*Raw data:*

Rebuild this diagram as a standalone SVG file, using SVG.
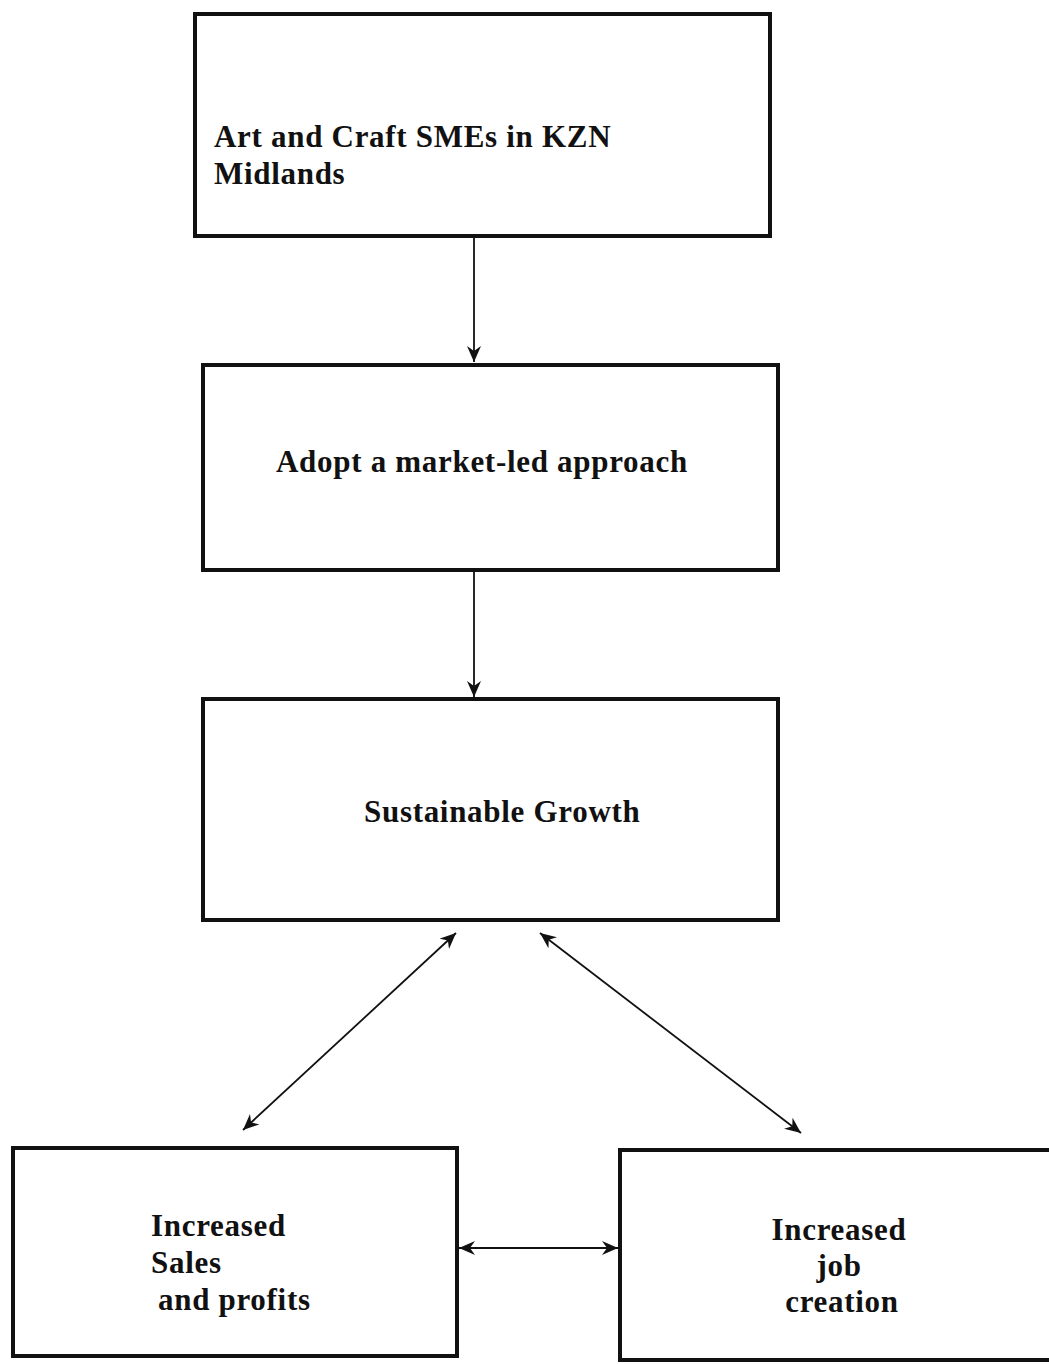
<svg xmlns="http://www.w3.org/2000/svg" width="1049" height="1364" viewBox="0 0 1049 1364">
<style>
.box{fill:#fff;stroke:#111;stroke-width:4}
.t{font-family:"Liberation Serif","Times New Roman",serif;font-weight:bold;font-size:31px;fill:#111;letter-spacing:0.7px}
.c{stroke:#111;stroke-width:1.8;fill:none}
</style>
<defs>
<marker id="ah" viewBox="0 0 16 14" refX="16" refY="7" markerWidth="16" markerHeight="14" markerUnits="userSpaceOnUse" orient="auto-start-reverse">
<path d="M0,0 L16,7 L0,14 L5,7 Z" fill="#111"/>
</marker>
</defs>
<rect width="1049" height="1364" fill="#fff"/>
<g id="node-sme">
<rect class="box" x="195" y="14" width="575" height="222"/>
<text class="t" x="214" y="147">Art and Craft SMEs in KZN</text>
<text class="t" x="214" y="184">Midlands</text>
</g>
<g id="node-approach">
<rect class="box" x="203" y="365" width="575" height="205"/>
<text class="t" x="276" y="472">Adopt a market-led approach</text>
</g>
<g id="node-growth">
<rect class="box" x="203" y="699" width="575" height="221"/>
<text class="t" x="364" y="822">Sustainable Growth</text>
</g>
<g id="node-sales">
<rect class="box" x="13" y="1148" width="444" height="208"/>
<text class="t" x="151" y="1236">Increased</text>
<text class="t" x="151" y="1273">Sales</text>
<text class="t" x="158" y="1310">and profits</text>
</g>
<g id="node-jobs">
<rect class="box" x="620" y="1150" width="440" height="210"/>
<text class="t" x="839" y="1240" text-anchor="middle">Increased</text>
<text class="t" x="839" y="1276" text-anchor="middle">job</text>
<text class="t" x="842" y="1312" text-anchor="middle">creation</text>
</g>
<g id="connectors">
<line class="c" x1="474" y1="236" x2="474" y2="362" marker-end="url(#ah)"/>
<line class="c" x1="474" y1="570" x2="474" y2="697" marker-end="url(#ah)"/>
<line class="c" x1="243" y1="1130" x2="456" y2="933" marker-start="url(#ah)" marker-end="url(#ah)"/>
<line class="c" x1="540" y1="933" x2="801" y2="1133" marker-start="url(#ah)" marker-end="url(#ah)"/>
<line class="c" x1="459" y1="1248" x2="618" y2="1248" marker-start="url(#ah)" marker-end="url(#ah)"/>
</g>
</svg>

*Required work:* Return the material exactly as given, apart from the pictures.

*Result of the exercise:*
Rebuild this diagram as a standalone SVG file, using SVG.
<svg xmlns="http://www.w3.org/2000/svg" width="1049" height="1364" viewBox="0 0 1049 1364">
<style>
.box{fill:#fff;stroke:#111;stroke-width:4}
.t{font-family:"Liberation Serif","Times New Roman",serif;font-weight:bold;font-size:31px;fill:#111;letter-spacing:0.7px}
.c{stroke:#111;stroke-width:1.8;fill:none}
</style>
<defs>
<marker id="ah" viewBox="0 0 16 14" refX="16" refY="7" markerWidth="16" markerHeight="14" markerUnits="userSpaceOnUse" orient="auto-start-reverse">
<path d="M0,0 L16,7 L0,14 L5,7 Z" fill="#111"/>
</marker>
</defs>
<rect width="1049" height="1364" fill="#fff"/>
<g id="node-sme">
<rect class="box" x="195" y="14" width="575" height="222"/>
<text class="t" x="214" y="147">Art and Craft SMEs in KZN</text>
<text class="t" x="214" y="184">Midlands</text>
</g>
<g id="node-approach">
<rect class="box" x="203" y="365" width="575" height="205"/>
<text class="t" x="276" y="472">Adopt a market-led approach</text>
</g>
<g id="node-growth">
<rect class="box" x="203" y="699" width="575" height="221"/>
<text class="t" x="364" y="822">Sustainable Growth</text>
</g>
<g id="node-sales">
<rect class="box" x="13" y="1148" width="444" height="208"/>
<text class="t" x="151" y="1236">Increased</text>
<text class="t" x="151" y="1273">Sales</text>
<text class="t" x="158" y="1310">and profits</text>
</g>
<g id="node-jobs">
<rect class="box" x="620" y="1150" width="440" height="210"/>
<text class="t" x="839" y="1240" text-anchor="middle">Increased</text>
<text class="t" x="839" y="1276" text-anchor="middle">job</text>
<text class="t" x="842" y="1312" text-anchor="middle">creation</text>
</g>
<g id="connectors">
<line class="c" x1="474" y1="236" x2="474" y2="362" marker-end="url(#ah)"/>
<line class="c" x1="474" y1="570" x2="474" y2="697" marker-end="url(#ah)"/>
<line class="c" x1="243" y1="1130" x2="456" y2="933" marker-start="url(#ah)" marker-end="url(#ah)"/>
<line class="c" x1="540" y1="933" x2="801" y2="1133" marker-start="url(#ah)" marker-end="url(#ah)"/>
<line class="c" x1="459" y1="1248" x2="618" y2="1248" marker-start="url(#ah)" marker-end="url(#ah)"/>
</g>
</svg>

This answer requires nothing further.